Oligoclase-Trachytes

The term “trachyte” is here applied in a general sense to a group of light-grey intrusive acid rocks, having a specific gravity when compact of 2·4 to 2·45 and showing phenocrysts of glassy felspar, but not of quartz. These rocks, which are especially characteristic of the districts around Tawaki and Mount Thuku and of the Wainikoro sea-border, are often open-textured and sometimes a little vesicular, whilst several of them exhibit some degree of alteration in the groundmass. In all cases they appear to be intrusions rather than surface-flows; and at times they display a columnar structure.[^[122]]
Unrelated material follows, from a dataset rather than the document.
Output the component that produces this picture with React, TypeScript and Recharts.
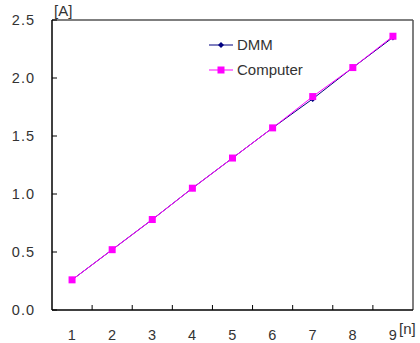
import { LineChart, Line, XAxis, YAxis } from 'recharts';

const runs = [1, 2, 3, 4, 5, 6, 7, 8, 9];
const dmmValues = [0.26, 0.52, 0.78, 1.05, 1.31, 1.57, 1.82, 2.09, 2.35];
const computerValues = [0.26, 0.52, 0.78, 1.05, 1.31, 1.57, 1.84, 2.09, 2.36];
const yTicks = [0, 0.5, 1.0, 1.5, 2.0, 2.5];

const W = 420;
const H = 343;
const M = { top: 20, right: 7, bottom: 33, left: 52 };
const band = (W - M.left - M.right) / runs.length;
const font = 'Arial, "Liberation Sans", sans-serif';
const textColor = '#333';

const data = runs.map((n, i) => ({ n: String(n), dmm: dmmValues[i], computer: computerValues[i] }));

const XTick = ({ x, y, payload, index }: any) => (
  <g>
    {index > 0 && <line x1={x - band / 2} x2={x - band / 2} y1={y} y2={y - 5} stroke="#000" />}
    <text x={x} y={y + 30} textAnchor="middle" fontSize={14.5} fill={textColor} fontFamily={font} letterSpacing={0.5}>
      {payload.value}
    </text>
  </g>
);

const YTick = ({ x, y, payload }: any) => (
  <g>
    <line x1={x} x2={x + 5} y1={y} y2={y} stroke="#000" />
    <text x={x - 17} y={y + 5} textAnchor="end" fontSize={14.5} fill={textColor} fontFamily={font} letterSpacing={1}>
      {payload.value.toFixed(1)}
    </text>
  </g>
);

const Diamond = ({ cx, cy }: any) => (
  <path d={`M${cx},${cy - 3}L${cx + 3},${cy}L${cx},${cy + 3}L${cx - 3},${cy}Z`} fill="#000080" />
);

const Square = ({ cx, cy }: any) => (
  <rect x={cx - 3.5} y={cy - 3.5} width={7} height={7} fill="#FF00FF" />
);

const LegendBox = () => (
  <svg width={140} height={50} style={{ position: 'absolute', left: 205, top: 30 }}>
    <line x1={4} x2={28} y1={15} y2={15} stroke="#000080" />
    <path d="M16,12L19,15L16,18L13,15Z" fill="#000080" />
    <text x={32} y={20} fontSize={15} fill={textColor} fontFamily={font}>DMM</text>
    <line x1={4} x2={28} y1={40} y2={40} stroke="#FF00FF" />
    <rect x={12.5} y={36.5} width={7} height={7} fill="#FF00FF" />
    <text x={32} y={45} fontSize={15} fill={textColor} fontFamily={font}>Computer</text>
  </svg>
);

export default function App() {
  return (
    <div style={{ position: 'absolute', left: 0, top: 0, width: W, height: H, background: '#fff' }}>
      <LineChart width={W} height={H} data={data} margin={{ top: M.top, right: M.right, bottom: 0, left: 0 }}>
        <XAxis
          dataKey="n"
          height={M.bottom}
          padding={{ left: band / 2, right: band / 2 }}
          axisLine={{ stroke: '#000', strokeWidth: 1.5 }}
          tickLine={false}
          tickSize={0}
          tickMargin={0}
          tick={<XTick />}
          interval={0}
        />
        <YAxis
          width={M.left}
          domain={[0, 2.5]}
          ticks={yTicks}
          axisLine={{ stroke: '#000', strokeWidth: 1.5 }}
          tickLine={false}
          tickSize={0}
          tickMargin={0}
          tick={<YTick />}
          interval={0}
        />
        <line x1={M.left} x2={W - M.right} y1={M.top} y2={M.top} stroke="#555" strokeWidth={1.5} />
        <line x1={W - M.right} x2={W - M.right} y1={M.top} y2={H - M.bottom} stroke="#555" strokeWidth={1.5} />
        <Line dataKey="dmm" stroke="#000080" strokeWidth={1} dot={<Diamond />} isAnimationActive={false} />
        <Line dataKey="computer" stroke="#FF00FF" strokeWidth={1} dot={<Square />} isAnimationActive={false} />
        <text x={54} y={16} fontSize={15} fill={textColor} fontFamily={font}>[A]</text>
        <text x={399} y={334} fontSize={15} fill={textColor} fontFamily={font}>[n]</text>
      </LineChart>
      <LegendBox />
    </div>
  );
}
The difference between the oligoclase-trachytes in various localities appears to be mainly concerned with the varying degrees of crystallisation. There are two principal varieties. In the most crystalline type there are small phenocrysts of glassy felspar and a few of pale augite, the angle of extinction of the last being over 30 degrees. The felspar phenocrysts, which contain but few inclusions and have sharp rectilinear outlines, in most cases show zoning and give lamellar extinction of 5° to 12° indicating oligoclase; but some of them have the tabular untwinned or simple twinned form of sanidine. The groundmass is in the main composed of minute felspar-lathes, less than ·1 mm. in length, arranged in a dense plexus, and giving nearly straight extinctions. But it also contains a number of scattered larger felspar-lathes averaging ·2 mm. in length and giving extinctions of 5° when simple, and of 8° to 10° when lamellar. There is also some small prismatic augite in the groundmass but often decomposing. The original interstitial glass is represented by numerous reddish-brown patches of devitrified glass.
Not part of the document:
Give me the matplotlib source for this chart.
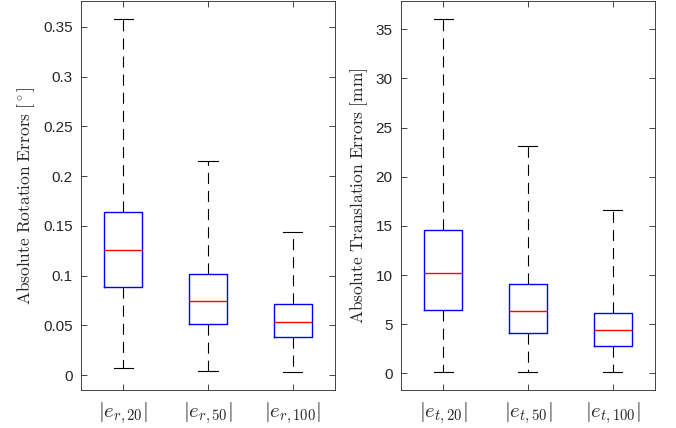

In the second type of these trachytes, the rock is more open in texture and is at times vesicular, the specific gravity being usually less than 2·4. The general characters are much the same, but sanidine is better represented among the phenocrysts, and the groundmass is more blurred; but when the felspar-lathes are distinct they give an extinction either nearly straight or from 4° to 8°, according as they are simple or display lamellæ. The augite of the groundmass is scanty and more or less decomposed; whilst the interstitial glass when unaltered is in fair quantity and nearly isotropic.

The alteration observed in several of these oligoclase-trachytes is restricted chiefly to the interstitial glass in which secondary quartz and at times calcite and viridite are developed. Scarcely any of them are quite free from these changes.[^[123]]

The pitchstone or vitreous form of these trachytes is displayed in the blocks of an agglomerate-tuff between Tawaki and Mount Thuku. It has a specific gravity of 2·36, is dark-brown, and has a conchoidal fracture. Phenocrysts of felspar, mostly oligoclase, with extinction-angles of 5° to 11°, and often penetrated by the magma, are inclosed in a semi-isotropic groundmass showing incipient development of felspar and other darker microliths. There are also a few small phenocrysts of pale augite.

Quartz Porphyries and Rhyolitic Rocks

Wichmann when he wrote in 1882 that no quartz-bearing younger eruptive rocks had hitherto been observed either in Fiji or in the South Sea Islands generally, had apparently overlooked Dana’s observations in the Fijian group. The American geologist[^[124]] refers to a rock found on the north-east shores of Vanua Levu which exhibited in a greenish base thickly disseminated crystals of quartz (bipyramidal dodecahedrons, 1/8 of an inch in diameter) and glassy felspar, together with a few sphene crystals.